Exercise brief
Copy exactly the lines from the beginning of the data down to and including the line holding "e_l = [0.025, 0.087, 0.086, 0.082, 0.073, 0.074]", without any pictures.

Source material
──────────────────────────────
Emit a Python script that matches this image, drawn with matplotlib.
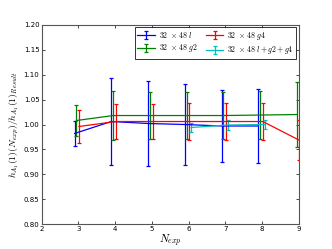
import matplotlib
matplotlib.use("Agg")
import matplotlib.pyplot as plt
import numpy as np

plt.rcParams['mathtext.fontset'] = 'cm'

# Data
n_l = [2.9, 3.9, 4.9, 5.9, 6.9, 7.9]
v_l = [0.982, 1.006, 1.002, 1.000, 0.997, 0.997]
e_l = [0.025, 0.087, 0.086, 0.082, 0.073, 0.074]

n_g2 = [2.95, 3.95, 4.95, 5.95, 6.95, 7.95, 8.95]
v_g2 = [1.008, 1.018, 1.018, 1.018, 1.018, 1.019, 1.020]
e_g2 = [0.031, 0.050, 0.048, 0.048, 0.048, 0.049, 0.065]

n_g4 = [3.02, 4.02, 5.02, 6.02, 7.02, 8.02, 9.0]
v_g4 = [0.996, 1.006, 1.006, 1.006, 1.006, 1.006, 0.969]
e_g4 = [0.034, 0.036, 0.036, 0.038, 0.038, 0.038, 0.040]

n_all = [6.07, 7.07, 8.07]
v_all = [0.994, 0.999, 1.000]
e_all = [0.010, 0.010, 0.010]

labels = [r'$32\ \times 48\ l$', r'$32\ \times 48\ g2$',
          r'$32\ \times 48\ g4$', r'$32\ \times 48\ l+g2+g4$']
x_ticks = [2, 3, 4, 5, 6, 7, 8, 9]
y_ticks = [0.80, 0.85, 0.90, 0.95, 1.00, 1.05, 1.10, 1.15, 1.20]

fig = plt.figure(figsize=(3.32, 2.49), dpi=100)
ax = fig.add_axes([0.125, 0.1, 0.775, 0.8])

series = [(n_l, v_l, e_l, 'b'), (n_g2, v_g2, e_g2, 'g'),
          (n_g4, v_g4, e_g4, 'r'), (n_all, v_all, e_all, 'c')]
for (x, y, e, c), lab in zip(series, labels):
    ax.errorbar(x, y, yerr=e, color=c, lw=0.9, elinewidth=0.9,
                capsize=1.5, capthick=0.9, label=lab)

ax.set_xlim(2, 9)
ax.set_ylim(0.80, 1.20)
ax.set_xticks(x_ticks)
ax.set_yticks(y_ticks)
ax.set_xticklabels([str(t) for t in x_ticks], fontsize=5)
ax.set_yticklabels(['%.2f' % t for t in y_ticks], fontsize=5)
ax.tick_params(direction='in', top=True, right=True, length=2, width=0.5, pad=1.5)
for s in ax.spines.values():
    s.set_linewidth(0.8)
    s.set_color('#555555')

ax.set_xlabel(r'$N_{exp}$', fontsize=8, labelpad=0)
ax.set_ylabel(r'$h_{A_1}(1)(N_{exp})/h_{A_1}(1)_{Result}$', fontsize=7, labelpad=2)

leg = ax.legend(loc='upper right', ncol=2, fontsize=5.7, frameon=True,
                fancybox=False, borderpad=0.3, handlelength=2.2,
                columnspacing=1.1, labelspacing=0.35, handletextpad=0.5,
                borderaxespad=0.3)
leg.get_frame().set_edgecolor('black')
leg.get_frame().set_linewidth(0.7)

fig.savefig('out.png', dpi=100)
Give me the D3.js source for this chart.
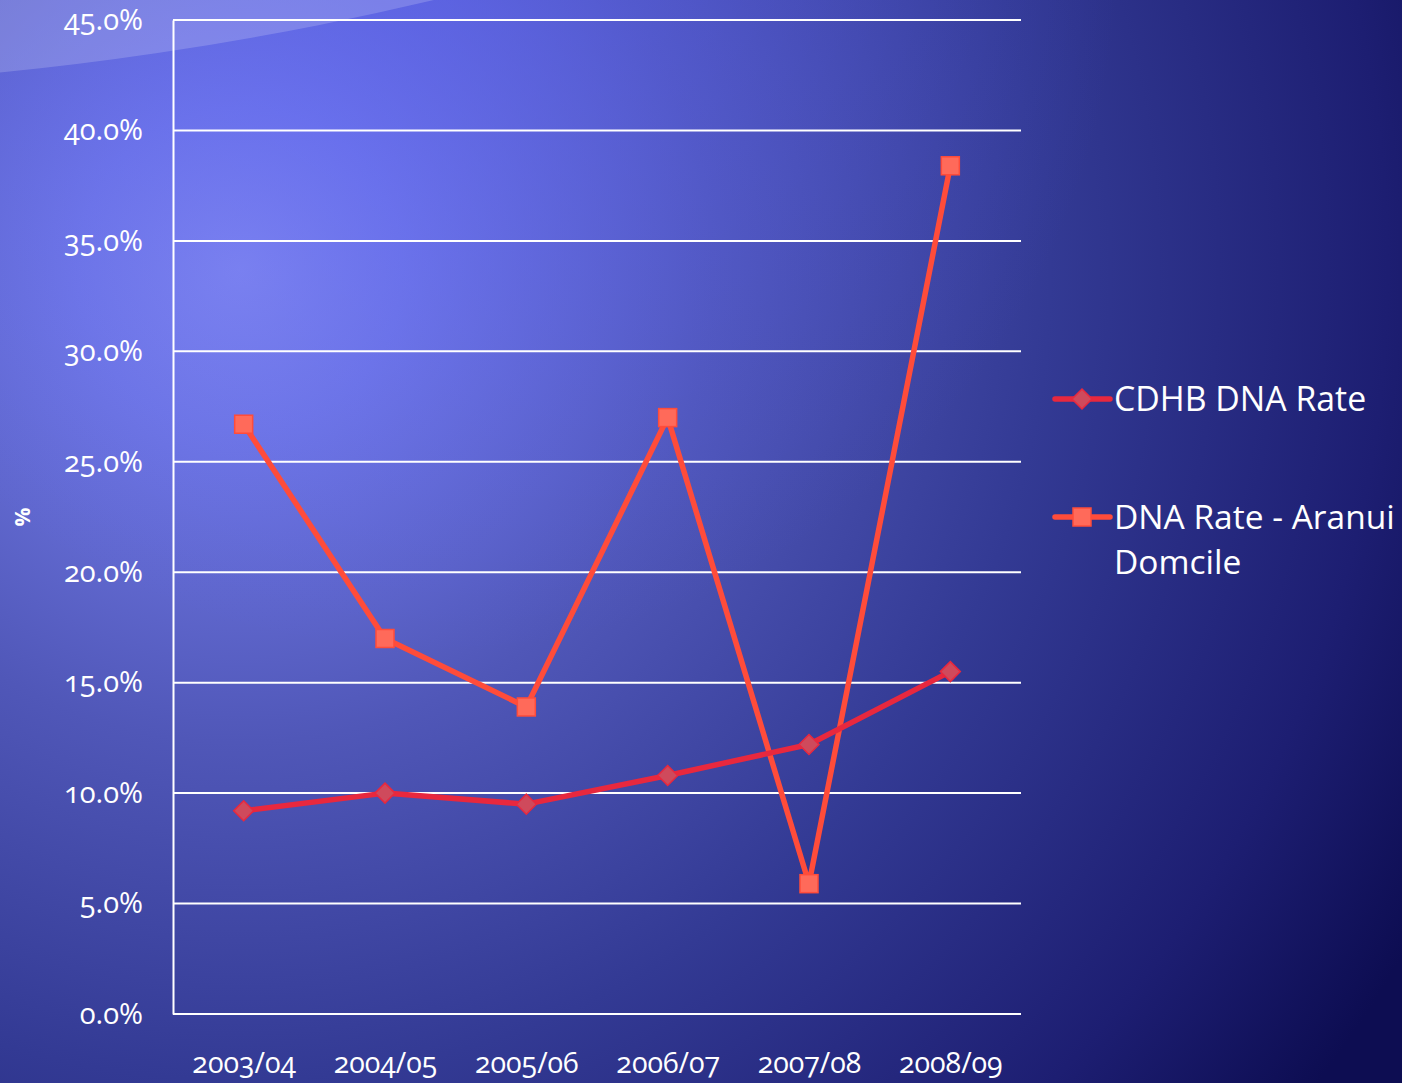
<!DOCTYPE html>
<html>
<head>
<meta charset="utf-8">
<script src="https://cdn.jsdelivr.net/npm/d3@7"></script>
<style>
  html, body { margin: 0; padding: 0; background: #14146a; }
  svg { display: block; }
  text { font-family: "Open Sans", "Lato", sans-serif; fill: #ffffff; }
  .tick-lbl { font-feature-settings: "onum" 1; font-variant-numeric: oldstyle-nums; }
</style>
</head>
<body>
<svg id="chart" width="1402" height="1083"></svg>
<script>
// Financial years on the category axis
const years = ["2003/04", "2004/05", "2005/06", "2006/07", "2007/08", "2008/09"];

// DNA (did not attend) rates, percent
const cdhbRate   = [9.2, 10.0, 9.5, 10.8, 12.2, 15.5];
const aranuiRate = [26.7, 17.0, 13.9, 27.0, 5.9, 38.4];

// Value axis ticks, percent
const yTicks = [0, 5, 10, 15, 20, 25, 30, 35, 40, 45];

const seriesNames = ["CDHB DNA Rate", "DNA Rate - Aranui Domcile"];

const W = 1402, H = 1083;
const plot = { left: 173, right: 1021, top: 20, bottom: 1014 };

const svg = d3.select("#chart");
const defs = svg.append("defs");

// Slide background: bright violet glow at upper left fading to deep navy
const bg = defs.append("radialGradient")
  .attr("id", "bgGrad")
  .attr("gradientUnits", "userSpaceOnUse")
  .attr("cx", 240).attr("cy", 270).attr("r", 1350)
  .attr("fx", 240).attr("fy", 270);
bg.append("stop").attr("offset", "0").attr("stop-color", "#8289ec");
bg.append("stop").attr("offset", "0.12").attr("stop-color", "#7078e4");
bg.append("stop").attr("offset", "0.35").attr("stop-color", "#5057b8");
bg.append("stop").attr("offset", "0.6").attr("stop-color", "#333a94");
bg.append("stop").attr("offset", "0.85").attr("stop-color", "#1d1e72");
bg.append("stop").attr("offset", "1").attr("stop-color", "#0d0d52");

svg.append("rect").attr("width", W).attr("height", H).attr("fill", "url(#bgGrad)");

// Top edge tinted towards bright blue
const topGlow = defs.append("radialGradient")
  .attr("id", "topGlow")
  .attr("gradientUnits", "userSpaceOnUse")
  .attr("cx", 420).attr("cy", -40).attr("r", 700);
topGlow.append("stop").attr("offset", "0").attr("stop-color", "#5a60ff").attr("stop-opacity", 0.45);
topGlow.append("stop").attr("offset", "1").attr("stop-color", "#5a60ff").attr("stop-opacity", 0);
svg.append("rect").attr("width", W).attr("height", H).attr("fill", "url(#topGlow)");

// Soft highlight swoosh across the top-left corner
svg.append("circle")
  .attr("cx", -330).attr("cy", -3234)
  .attr("r", 3323)
  .attr("fill", "#ffffff").attr("fill-opacity", 0.18);

const x = d3.scalePoint().domain(years).range([plot.left, plot.right]).padding(0.5);
const y = d3.scaleLinear().domain([0, 45]).range([plot.bottom, plot.top]);

// Horizontal gridlines
svg.append("g")
  .selectAll("line")
  .data(yTicks)
  .join("line")
  .attr("x1", plot.left).attr("x2", plot.right)
  .attr("y1", d => y(d)).attr("y2", d => y(d))
  .attr("stroke", "#ffffff").attr("stroke-width", 2);

// Value axis
const yAxis = svg.append("g")
  .attr("transform", `translate(${plot.left},0)`)
  .call(d3.axisLeft(y).tickValues(yTicks).tickSize(0).tickPadding(30)
    .tickFormat(d => d.toFixed(1) + "%"));
yAxis.select(".domain").attr("stroke", "#ffffff").attr("stroke-width", 2);
yAxis.selectAll("text")
  .attr("class", "tick-lbl")
  .attr("font-size", 29)
  .attr("fill", "#ffffff")
  .attr("dy", "0.32em");

// Category axis labels
const xAxis = svg.append("g")
  .attr("transform", `translate(0,${plot.bottom})`)
  .call(d3.axisBottom(x).tickSize(0).tickPadding(39));
xAxis.select(".domain").remove();
xAxis.selectAll("text")
  .attr("class", "tick-lbl")
  .attr("font-size", 28.5)
  .attr("fill", "#ffffff");

// Axis title
svg.append("text")
  .attr("transform", "translate(30,517) rotate(-90)")
  .attr("text-anchor", "middle")
  .attr("font-size", 21)
  .attr("font-weight", "bold")
  .text("%");

const line = d3.line().x((d, i) => x(years[i])).y(d => y(d));

const cdhbColor = "#e8283e", cdhbFill = "#cf4a5c";
const aranuiColor = "#ff4c3a", aranuiFill = "#ff6a5a";

// Aranui series
svg.append("path")
  .datum(aranuiRate)
  .attr("d", line)
  .attr("fill", "none")
  .attr("stroke", aranuiColor)
  .attr("stroke-width", 5.5)
  .attr("stroke-linejoin", "miter");

// CDHB series
svg.append("path")
  .datum(cdhbRate)
  .attr("d", line)
  .attr("fill", "none")
  .attr("stroke", cdhbColor)
  .attr("stroke-width", 5.5)
  .attr("stroke-linejoin", "round");

const sq = 18, dm = 10;

svg.append("g")
  .selectAll("rect")
  .data(aranuiRate)
  .join("rect")
  .attr("x", (d, i) => x(years[i]) - sq / 2)
  .attr("y", d => y(d) - sq / 2)
  .attr("width", sq).attr("height", sq)
  .attr("fill", aranuiFill)
  .attr("stroke", aranuiColor).attr("stroke-width", 1.5);

const diamond = (cx, cy) => `M${cx},${cy - dm}L${cx + dm},${cy}L${cx},${cy + dm}L${cx - dm},${cy}Z`;

svg.append("g")
  .selectAll("path")
  .data(cdhbRate)
  .join("path")
  .attr("d", (d, i) => diamond(x(years[i]), y(d)))
  .attr("fill", cdhbFill)
  .attr("stroke", cdhbColor).attr("stroke-width", 1.5);

// Legend
const legend = svg.append("g");
const lx0 = 1055, lx1 = 1110, lxm = 1082;

legend.append("line")
  .attr("x1", lx0).attr("x2", lx1).attr("y1", 399).attr("y2", 399)
  .attr("stroke", cdhbColor).attr("stroke-width", 5.5).attr("stroke-linecap", "round");
legend.append("path")
  .attr("d", diamond(lxm, 399))
  .attr("fill", cdhbFill).attr("stroke", cdhbColor).attr("stroke-width", 1.5);
legend.append("text")
  .attr("x", 1114).attr("y", 399).attr("dy", "0.35em")
  .attr("font-size", 33.8)
  .text(seriesNames[0]);

legend.append("line")
  .attr("x1", lx0).attr("x2", lx1).attr("y1", 517).attr("y2", 517)
  .attr("stroke", aranuiColor).attr("stroke-width", 5.5).attr("stroke-linecap", "round");
legend.append("rect")
  .attr("x", lxm - sq / 2).attr("y", 517 - sq / 2).attr("width", sq).attr("height", sq)
  .attr("fill", aranuiFill).attr("stroke", aranuiColor).attr("stroke-width", 1.5);
const t2 = legend.append("text")
  .attr("x", 1114).attr("y", 517).attr("dy", "0.35em")
  .attr("font-size", 33.5);
t2.append("tspan").attr("x", 1114).text("DNA Rate - Aranui");
t2.append("tspan").attr("x", 1114).attr("dy", 45).text("Domcile");
</script>
</body>
</html>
──────────────────────────────
Response to the task
Emit a Python script that matches this image, drawn with matplotlib.
import matplotlib
matplotlib.use("Agg")
import matplotlib.pyplot as plt
import numpy as np

plt.rcParams['mathtext.fontset'] = 'cm'

# Data
n_l = [2.9, 3.9, 4.9, 5.9, 6.9, 7.9]
v_l = [0.982, 1.006, 1.002, 1.000, 0.997, 0.997]
e_l = [0.025, 0.087, 0.086, 0.082, 0.073, 0.074]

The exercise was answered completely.